╭─ RECORD SET

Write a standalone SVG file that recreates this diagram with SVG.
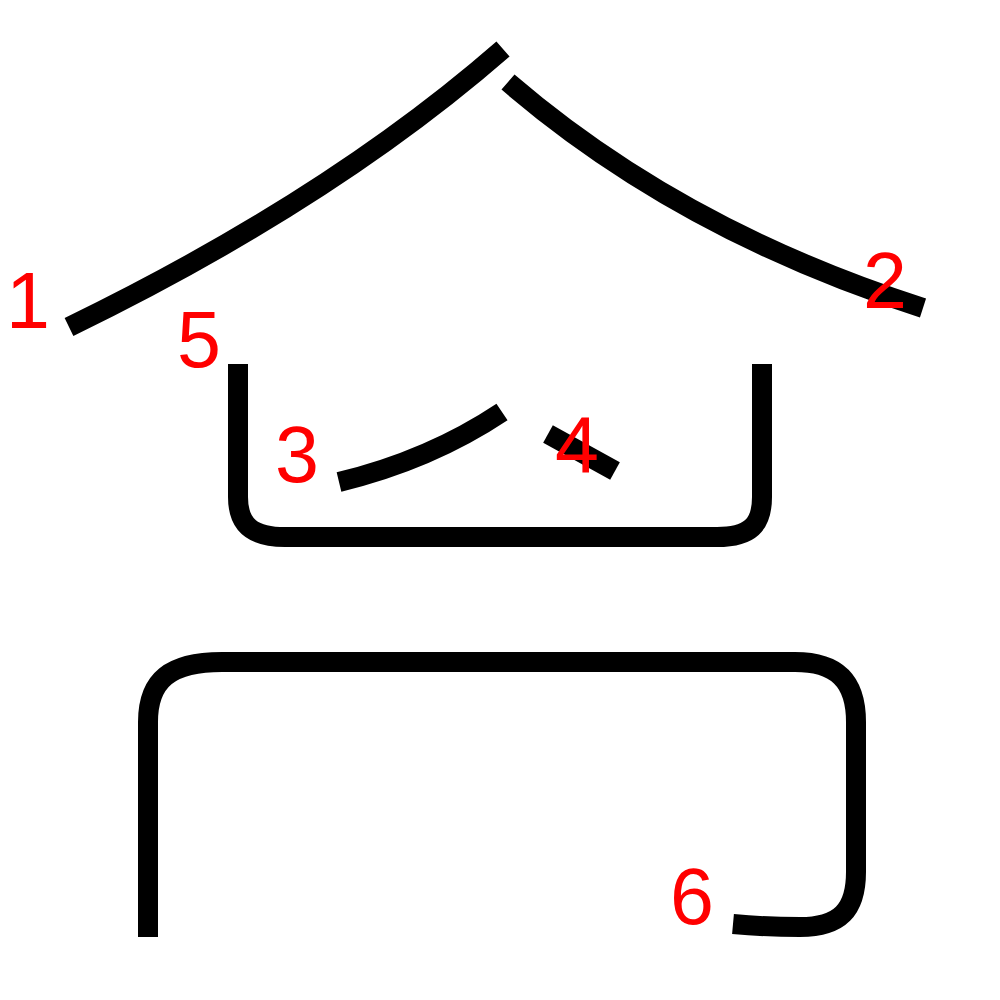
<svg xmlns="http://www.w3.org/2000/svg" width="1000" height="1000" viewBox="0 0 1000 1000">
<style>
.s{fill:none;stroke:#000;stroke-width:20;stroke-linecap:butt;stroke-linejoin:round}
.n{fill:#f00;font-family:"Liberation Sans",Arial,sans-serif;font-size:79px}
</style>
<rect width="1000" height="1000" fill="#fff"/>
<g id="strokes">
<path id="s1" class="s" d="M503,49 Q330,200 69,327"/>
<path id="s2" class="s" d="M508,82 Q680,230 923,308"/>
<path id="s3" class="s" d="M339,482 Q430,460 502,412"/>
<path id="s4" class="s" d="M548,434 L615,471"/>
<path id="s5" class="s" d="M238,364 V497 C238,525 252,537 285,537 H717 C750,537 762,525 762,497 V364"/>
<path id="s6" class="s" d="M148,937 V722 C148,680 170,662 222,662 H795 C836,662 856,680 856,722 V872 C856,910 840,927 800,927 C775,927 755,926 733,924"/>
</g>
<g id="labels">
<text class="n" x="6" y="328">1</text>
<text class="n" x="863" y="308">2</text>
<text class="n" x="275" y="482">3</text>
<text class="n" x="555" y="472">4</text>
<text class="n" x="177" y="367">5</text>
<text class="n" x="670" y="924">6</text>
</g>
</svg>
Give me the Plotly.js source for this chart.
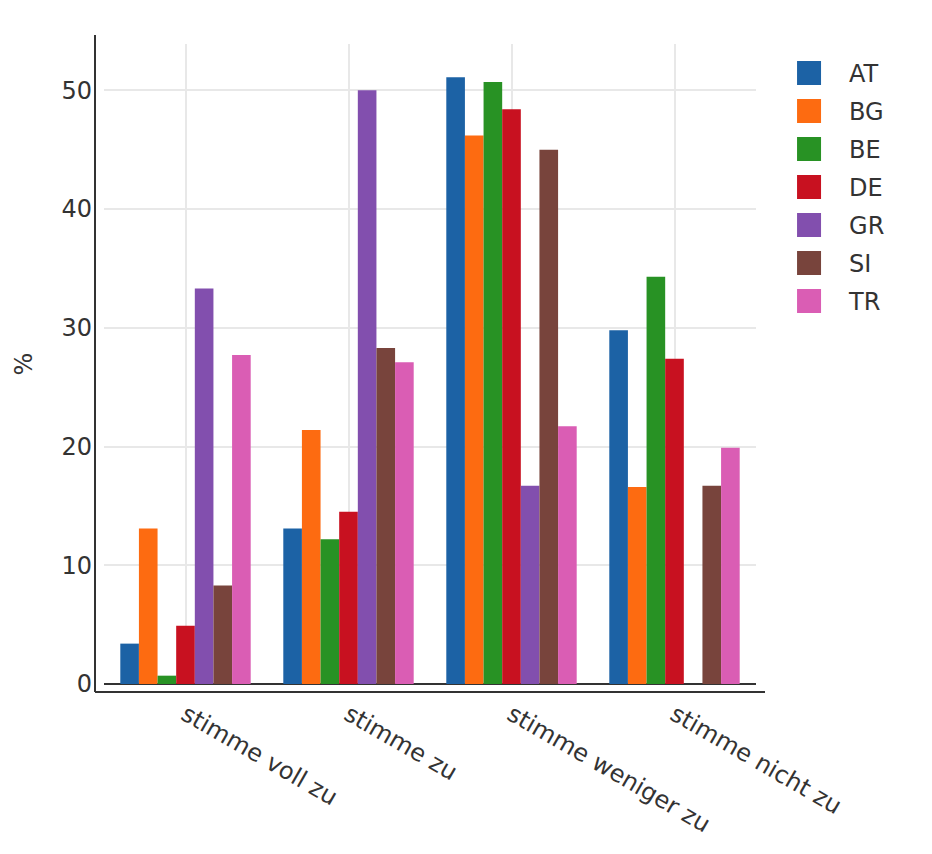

╰─

WRITTEN INSTRUCTION ->
Copy down every line of the entries containing the word "this".

REPLY TO THE TASK ->
Write a standalone SVG file that recreates this diagram with SVG.
Give me the Plotly.js source for this chart.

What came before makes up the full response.